Usually, a good practice is to use the srun command with interactive sessions to test if your script can run on the cluster and then use the sbatch command to submit the actual job that needs to run for a long time. For how to use sbatch, refer to this tutorial developed by a UvA course. It also contains information about how to set up your development environment (e.g., PyTorch and Anaconda).

How to manage your code and data?

You can use the Git tool to manage code. There are many online Git services for hosting code, such as GitHub, GitLab, Bitbucket, etc. In this way, you can sync the code on both your local machine (e.g., your personal MAC) and remote server (e.g., your Snellius space). If you are new to Git, check the Git guide. Also, here is a 15-minute Git tutorial video.

For data management, according to this SURF documentation on Snellius file systems, your home directory has default capacity quotas for storing data (check the mentioned SURF documentation for the size of the default storage). You can also request an extra project space quota (when applying for the Snellius account), which is separate from the default quota. You may need to move your data from your local machine to the remote server. In this case, you can use the rsync tool. Here is a tutorial about how to use it to sync the local and remote data. For example, if you are on the terminal of your local machine, you can use the following command to sync a file with path /data/project-potions/healing_potion.py to the /var/www/project-potions/ folder on your remote server snellius.surf.nl with user name hpotter:

rsync -av /data/project-potions/healing_potion.py hpotter@snellius.surf.nl:/var/www/project-potions/

You can also use regular expressions with rsync. The example below will sync all files under the /data/project-potions/ folder on your local machine to the remote server:

rsync -av /data/project-potions/* hpotter@snellius.surf.nl:/var/www/project-potions/

Another example is to sync all files with _potion.py as the suffix to the remote server:

rsync -av /data/project-potions/*_potion.py hpotter@snellius.surf.nl:/var/www/project-potions/

You can also specify a list of file names. The example below will sync files healing_potion.py, invisibility_potion.py, and speed_potion.py to the remote server:

rsync -av /data/project-potions/{healing,invisibility,speed}_potion.py hpotter@snellius.surf.nl:/var/www/project-potions/

Troubleshooting

Solutions for some problems can be found on the Snellius documentation website or the Slurm documentation website. Below are some common problems and their potential solutions.

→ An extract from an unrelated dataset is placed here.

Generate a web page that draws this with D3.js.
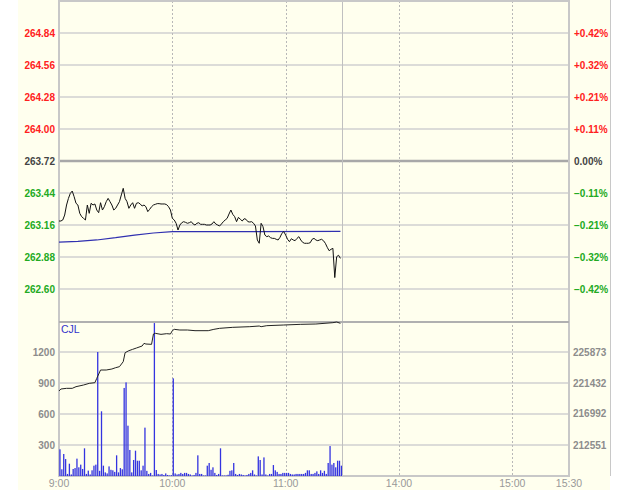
<!DOCTYPE html>
<html>
<head>
<meta charset="utf-8">
<script src="https://cdn.jsdelivr.net/npm/d3@7"></script>
<style>
  body { margin: 0; background: #fff; }
  text { font-family: "Liberation Sans", Arial, sans-serif; }
</style>
</head>
<body>
<script>
// minute index 0..149 = 9:00..11:29
var prices = [263.195,263.195,263.204,263.247,263.335,263.393,263.437,263.457,263.408,263.350,
  263.335,263.262,263.233,263.218,263.204,263.335,263.262,263.350,263.335,263.344,
  263.291,263.268,263.355,263.291,263.320,263.364,263.393,263.364,263.335,263.291,
  263.306,263.335,263.364,263.423,263.481,263.393,263.364,263.306,263.335,263.355,
  263.306,263.350,263.355,263.344,263.326,263.335,263.320,263.277,263.297,263.320,
  263.335,263.341,263.347,263.347,263.344,263.344,263.344,263.338,263.320,263.291,
  263.218,263.204,263.175,263.116,263.160,263.180,263.189,263.183,263.175,263.180,
  263.189,263.169,263.160,263.175,263.180,263.166,263.166,263.166,263.160,263.160,
  263.160,263.169,263.189,263.169,263.160,263.151,263.169,263.189,263.204,263.218,
  263.256,263.291,263.253,263.233,263.189,263.227,263.210,263.195,263.215,263.210,
  263.189,263.186,263.189,263.175,263.151,263.029,263.000,263.175,263.145,263.072,
  263.058,263.064,263.049,263.043,263.043,263.035,263.029,263.052,263.087,263.102,
  263.072,263.035,263.014,263.040,263.029,263.023,263.043,263.058,263.029,263.008,
  263.000,263.000,263.000,263.005,263.035,263.043,263.029,263.023,263.029,263.035,
  263.023,263.000,262.965,262.935,262.947,262.956,262.700,262.883,262.895,262.868];

var avgTimes = [0,10,20,30,35,40,50,60,100,149];
var avgValues = [263.011,263.017,263.029,263.049,263.061,263.072,263.090,263.102,263.102,263.105];

var volumes = [258,65,213,164,20,119,15,68,77,168,
  84,110,68,268,20,52,15,55,100,110,
  1200,50,626,100,35,25,93,60,55,40,
  200,35,77,65,852,906,487,252,35,155,
  245,148,148,55,100,468,50,20,30,5,
  1480,58,20,15,20,10,25,10,5,8,
  945,25,15,20,30,20,30,30,20,15,
  5,10,30,200,20,20,5,5,100,126,
  60,84,30,10,20,268,5,5,5,12,
  50,55,126,20,10,20,15,10,5,10,
  20,30,55,15,5,190,155,15,180,15,
  5,20,20,106,55,40,20,20,30,30,
  30,30,20,15,15,20,20,20,20,20,
  30,55,55,20,20,30,45,20,55,30,
  50,20,126,290,110,126,84,148,148,100];

// open interest line (right axis of lower panel)
var oiTimes = [0,1,4,7,9,13,16,19,20,22,25,28,30,32,34,35,37,39,41,44,45,46,49,50,51,54,57,59,60,61,64,68,72,79,82,85,92,101,106,107,110,119,128,136,145,147,149];
var oiValues = [220285,220571,220667,220667,220906,221145,221383,221479,222099,223293,223293,223436,223627,223770,224487,225776,226062,226254,226445,226731,227113,227018,226970,228450,228545,228402,228498,228450,228928,229119,229023,229023,228928,228928,229119,229262,229405,229500,229596,229500,229644,229739,229835,229883,230074,230169,229978];

var priceTicks = [262.60,262.88,263.16,263.44,263.72,264.00,264.28,264.56,264.84];
var basePrice = 263.72;
var volTicks = [300,600,900,1200];
var oiTicks = [212551,216992,221432,225873];
var timeTicks = [0,60,120,180,240,270];
var timeLabels = ["9:00","10:00","11:00","14:00","15:00","15:30"];
var dashedTimes = [60,120,180,240];
var breakTime = 150;

var width = 630, height = 490;
var left = 59, right = 569;
var pTop = 1, pBottom = 321, vTop = 321, vBottom = 476;

var svg = d3.select("body").append("svg")
  .attr("width", width)
  .attr("height", height);

svg.append("rect")
  .attr("x", 18).attr("y", 0)
  .attr("width", 592).attr("height", height)
  .attr("fill", "#ffffee");
svg.append("line")
  .attr("x1", 610.5).attr("x2", 610.5).attr("y1", 0).attr("y2", 476)
  .attr("stroke", "#c8c8c8");

var x = d3.scaleLinear().domain([0, 270]).range([left, right]);
var yP = d3.scaleLinear().domain([basePrice - 1.4, basePrice + 1.4]).range([pBottom, pTop]);
var yV = d3.scaleLinear().domain([0, 1500]).range([vBottom, vTop]);
var yOI = d3.scaleLinear().domain([oiTicks[0], oiTicks[3]]).range([yV(volTicks[0]), yV(volTicks[3])]);

// horizontal grid
svg.append("g").selectAll("line")
  .data(priceTicks)
  .join("line")
  .attr("x1", left).attr("x2", right)
  .attr("y1", d => yP(d)).attr("y2", d => yP(d))
  .attr("stroke", d => d === basePrice ? "#a8a8a8" : "#d0d0d0")
  .attr("stroke-width", d => d === basePrice ? 2.5 : 1.5);

svg.append("g").selectAll("line")
  .data(volTicks)
  .join("line")
  .attr("x1", left).attr("x2", right)
  .attr("y1", d => yV(d)).attr("y2", d => yV(d))
  .attr("stroke", "#d0d0d0")
  .attr("stroke-width", 1.5);

// vertical grid
svg.append("g").selectAll("line")
  .data(dashedTimes)
  .join("line")
  .attr("x1", d => Math.round(x(d)) + 0.5).attr("x2", d => Math.round(x(d)) + 0.5)
  .attr("y1", pTop).attr("y2", vBottom)
  .attr("stroke", "#b8b8b8")
  .attr("stroke-dasharray", "2,2");

svg.append("line")
  .attr("x1", Math.round(x(breakTime)) + 0.5).attr("x2", Math.round(x(breakTime)) + 0.5)
  .attr("y1", pTop).attr("y2", vBottom)
  .attr("stroke", "#c0c0c0");

// frame
svg.append("rect")
  .attr("x", left).attr("y", pTop)
  .attr("width", right - left).attr("height", vBottom - pTop)
  .attr("fill", "none")
  .attr("stroke", "#c8c8c8")
  .attr("stroke-width", 2);
svg.append("line")
  .attr("x1", left).attr("x2", right)
  .attr("y1", vTop + 1).attr("y2", vTop + 1)
  .attr("stroke", "#b0b0b0")
  .attr("stroke-width", 2);

// price axis labels
var pctFmt = d3.format("+.2f");
svg.append("g").selectAll("text")
  .data(priceTicks)
  .join("text")
  .attr("x", 55).attr("y", d => yP(d) + 3.5)
  .attr("text-anchor", "end")
  .attr("font-size", 10).attr("font-weight", "bold")
  .attr("fill", d => d > basePrice ? "#ff2020" : d < basePrice ? "#22aa22" : "#444")
  .text(d => d.toFixed(2));

svg.append("g").selectAll("text")
  .data(priceTicks)
  .join("text")
  .attr("x", 574).attr("y", d => yP(d) + 3.5)
  .attr("font-size", 10).attr("font-weight", "bold")
  .attr("fill", d => d > basePrice ? "#ff2020" : d < basePrice ? "#22aa22" : "#444")
  .text(d => {
    var p = (d - basePrice) / basePrice * 100;
    return d === basePrice ? "0.00%" : pctFmt(p) + "%";
  });

// volume axis labels
svg.append("g").selectAll("text")
  .data(volTicks)
  .join("text")
  .attr("x", 55).attr("y", d => yV(d) + 3.5)
  .attr("text-anchor", "end")
  .attr("font-size", 10).attr("font-weight", "bold")
  .attr("fill", "#8c8c8c")
  .text(d => d);

svg.append("g").selectAll("text")
  .data(oiTicks)
  .join("text")
  .attr("x", 573).attr("y", d => yOI(d) + 3.5)
  .attr("font-size", 10).attr("font-weight", "bold")
  .attr("fill", "#8c8c8c")
  .text(d => d);

// time labels
svg.append("g").selectAll("text")
  .data(timeTicks)
  .join("text")
  .attr("x", d => x(d)).attr("y", 487)
  .attr("text-anchor", "middle")
  .attr("font-size", 10.5)
  .attr("fill", "#999")
  .text((d, i) => timeLabels[i]);

// volume bars
svg.append("g").selectAll("rect")
  .data(volumes)
  .join("rect")
  .attr("x", (d, i) => x(i) + 0.3)
  .attr("y", d => yV(d))
  .attr("width", 1.3)
  .attr("height", d => vBottom - yV(d))
  .attr("fill", "#3434e0");

// open interest line
var oiLine = d3.line()
  .x((d, i) => x(oiTimes[i]))
  .y(d => yOI(d));
svg.append("path")
  .datum(oiValues)
  .attr("fill", "none")
  .attr("stroke", "#222")
  .attr("stroke-width", 1)
  .attr("d", oiLine);

svg.append("text")
  .attr("x", 61).attr("y", 333)
  .attr("font-size", 10.5)
  .attr("fill", "#3333cc")
  .text("CJL");

// average price line
var avgLine = d3.line()
  .x((d, i) => x(avgTimes[i]))
  .y(d => yP(d));
svg.append("path")
  .datum(avgValues)
  .attr("fill", "none")
  .attr("stroke", "#3030b0")
  .attr("stroke-width", 1.2)
  .attr("d", avgLine);

// price line
var priceLine = d3.line()
  .x((d, i) => x(i))
  .y(d => yP(d));
svg.append("path")
  .datum(prices)
  .attr("fill", "none")
  .attr("stroke", "#111")
  .attr("stroke-width", 1)
  .attr("stroke-linejoin", "round")
  .attr("d", priceLine);
</script>
</body>
</html>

I got errors when running interactive sessions and sbatch jobs. What to do?

  • It is possible that your ran out of the computing budget. Use accinfo --product gpu to check if you still have available budget. If not, contact the Snellius help desk.

It takes a very long time to request a computing code. What to do?

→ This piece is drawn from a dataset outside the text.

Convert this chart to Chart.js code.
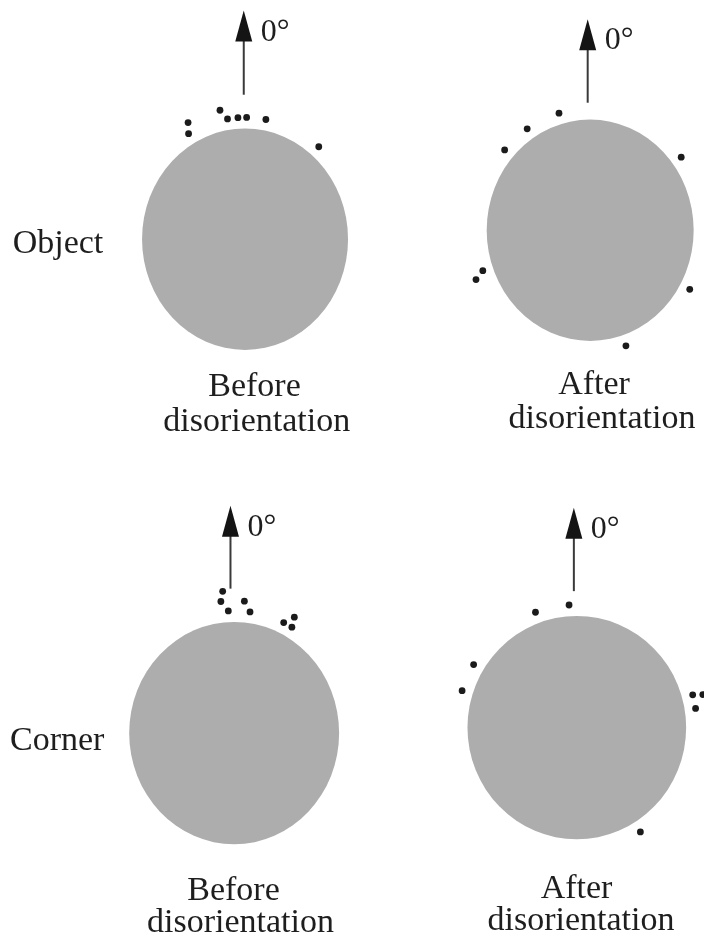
<!DOCTYPE html>
<html>
<head>
<meta charset="utf-8">
<script src="https://cdn.jsdelivr.net/npm/chart.js@4.4.1/dist/chart.umd.min.js"></script>
<style>
  html, body { margin: 0; padding: 0; background: #ffffff; }
  #wrap { position: relative; width: 704px; height: 940px; overflow: hidden; }
  #c { position: absolute; left: 0; top: 0; }
  .t { position: absolute; white-space: nowrap; color: #1e1e1e;
       font-family: "Liberation Serif", "Times New Roman", "DejaVu Serif", serif; }
</style>
</head>
<body>
<div id="wrap"><canvas id="c" width="704" height="940"></canvas></div>
<script>
// ---- data: heading angles (degrees, clockwise from 0° = up) ----
const objectBefore = [330.1, 332.3, 351.1, 348.2, 356.4, 0.8, 10.6, 40.6];
const objectAfter  = [344.1, 326.4, 311.3, 53.1, 250.6, 248.0, 119.0, 161.7];
const cornerBefore = [357.1, 353.9, 355.1, 7.9, 4.7, 25.4, 28.8, 30.0];
const cornerAfter  = [356.3, 339.9, 300.9, 287.5, 74.5, 75.6, 81.0, 148.1];
const rowLabels = ['Object', 'Corner'];
const beforeCaption = ['Before', 'disorientation'];
const afterCaption = ['After', 'disorientation'];
const directionLabel = '0\u00B0';

// ---- layout (page pixels for circle placement; arrow in circle units) ----
const W = 704, H = 940;
const panels = [
  { data: objectBefore, cx: 244,   cy: 237.5, rx: 104,   ry: 111.5,
    arrow: { x: -0.0125, top: 2.067, bottom: 1.305 },
    caption: beforeCaption, cap: [{ x: 254.5, b: 396.7 }, { x: 256.7, b: 431 }] },
  { data: objectAfter,  cx: 592.5, cy: 228.5, rx: 104.5, ry: 111.5,
    arrow: { x: -0.024, top: 1.906, bottom: 1.152 },
    caption: afterCaption, cap: [{ x: 594, b: 394 }, { x: 602, b: 428.3 }] },
  { data: cornerBefore, cx: 233,   cy: 735,   rx: 106,   ry: 112,
    arrow: { x: -0.035, top: 2.045, bottom: 1.299 },
    caption: beforeCaption, cap: [{ x: 233.5, b: 900 }, { x: 240.5, b: 932 }] },
  { data: cornerAfter,  cx: 579,   cy: 729.5, rx: 110.4, ry: 112.5,
    arrow: { x: -0.027, top: 1.969, bottom: 1.222 },
    caption: afterCaption, cap: [{ x: 576.5, b: 898 }, { x: 581, b: 930 }] }
];
const rowLabelPos = [{ x: 12.7, b: 253.3 }, { x: 10, b: 750.7 }];

const BASE_R = 1.1, STEP_R = 0.09, STACK_DEG = 4;

function angDiff(a, b) { let d = Math.abs(a - b) % 360; return d > 180 ? 360 - d : d; }
function stackLevels(angles) {
  const levels = [];
  return angles.map(a => {
    let L = 0;
    while (levels[L] && levels[L].some(b => angDiff(a, b) < STACK_DEG)) L++;
    (levels[L] = levels[L] || []).push(a);
    return L;
  });
}
function toPoints(angles) {
  const lv = stackLevels(angles);
  return angles.map((a, i) => {
    const r = BASE_R + STEP_R * lv[i];
    const t = a * Math.PI / 180;
    return { x: r * Math.sin(t), y: r * Math.cos(t) };
  });
}

const scales = {};
const datasets = panels.map((p, i) => {
  scales['x' + i] = { type: 'linear', axis: 'x', position: 'bottom', display: false,
    min: (0 - p.cx) / p.rx, max: (W - p.cx) / p.rx };
  scales['y' + i] = { type: 'linear', axis: 'y', position: 'left', display: false,
    min: (p.cy - H) / p.ry, max: p.cy / p.ry };
  return {
    label: 'panel' + i,
    data: toPoints(p.data),
    xAxisID: 'x' + i, yAxisID: 'y' + i,
    pointRadius: 3.4, pointHoverRadius: 3.4,
    backgroundColor: '#1b1b1b', borderWidth: 0,
    clip: false
  };
});

const discPlugin = {
  id: 'discs',
  beforeDatasetsDraw(chart) {
    const ctx = chart.ctx;
    panels.forEach((p, i) => {
      const xs = chart.scales['x' + i], ys = chart.scales['y' + i];
      const cx = xs.getPixelForValue(0), cy = ys.getPixelForValue(0);
      const rx = xs.getPixelForValue(1) - cx, ry = cy - ys.getPixelForValue(1);
      ctx.save();
      ctx.fillStyle = '#adadad';
      ctx.beginPath();
      ctx.ellipse(cx, cy, rx, ry, 0, 0, Math.PI * 2);
      ctx.fill();
      // arrow pointing to 0°
      const ax = xs.getPixelForValue(p.arrow.x);
      const at = ys.getPixelForValue(p.arrow.top);
      const ab = ys.getPixelForValue(p.arrow.bottom);
      ctx.strokeStyle = '#3a3a3a';
      ctx.lineWidth = 2;
      ctx.beginPath();
      ctx.moveTo(ax, at + 26);
      ctx.lineTo(ax, ab);
      ctx.stroke();
      ctx.fillStyle = '#141414';
      ctx.beginPath();
      ctx.moveTo(ax, at);
      ctx.lineTo(ax + 8.5, at + 31);
      ctx.lineTo(ax - 8.5, at + 31);
      ctx.closePath();
      ctx.fill();
      ctx.restore();
    });
  }
};

const chart = new Chart(document.getElementById('c'), {
  type: 'scatter',
  data: { datasets },
  options: {
    responsive: false,
    animation: false,
    layout: { padding: 0 },
    scales,
    plugins: { legend: { display: false }, tooltip: { enabled: false } },
    events: []
  },
  plugins: [discPlugin]
});

// ---- text (real DOM text) ----
const wrap = document.getElementById('wrap');
function addText(str, x, baseline, size, centered) {
  const d = document.createElement('div');
  d.className = 't';
  d.textContent = str;
  d.style.fontSize = size + 'px';
  d.style.lineHeight = size + 'px';
  d.style.top = (baseline - 0.8375 * size) + 'px';
  d.style.left = x + 'px';
  if (centered) d.style.transform = 'translateX(-50%)';
  wrap.appendChild(d);
}
rowLabels.forEach((s, i) => addText(s, rowLabelPos[i].x, rowLabelPos[i].b, 34, false));
panels.forEach((p, i) => {
  p.caption.forEach((s, j) => addText(s, p.cap[j].x, p.cap[j].b, 34, true));
  const xs = chart.scales['x' + i], ys = chart.scales['y' + i];
  const ax = xs.getPixelForValue(p.arrow.x), at = ys.getPixelForValue(p.arrow.top);
  addText(directionLabel, ax + 17, at + 30, 32, false);
});
</script>
</body>
</html>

  • You can use the sinfo command to check the state of the nodes. Here is the documentation of the meaning of node states (e.g., drained, down). Then, you can use the --exclude option in the srun command (for example, --exclude=gcn42,gcn56) to exclude the nodes that are drained.

About half of my SBATCH jobs failed. It looks like the code just hangs there and does nothing after loading the modules. But if I request interactive sessions, the code always works. What should I do?

  • Consider using srun python -u to check whether the job is indeed hanging. However, using -u is not good because it puts a lot of pressure on the network and filesystem.
  • Consider also adding the line module purge before loading any other modules to ensure that no previous modules affect the current job.
  • A recommended solution is to add a line sys.stdout.flush() after important print statements.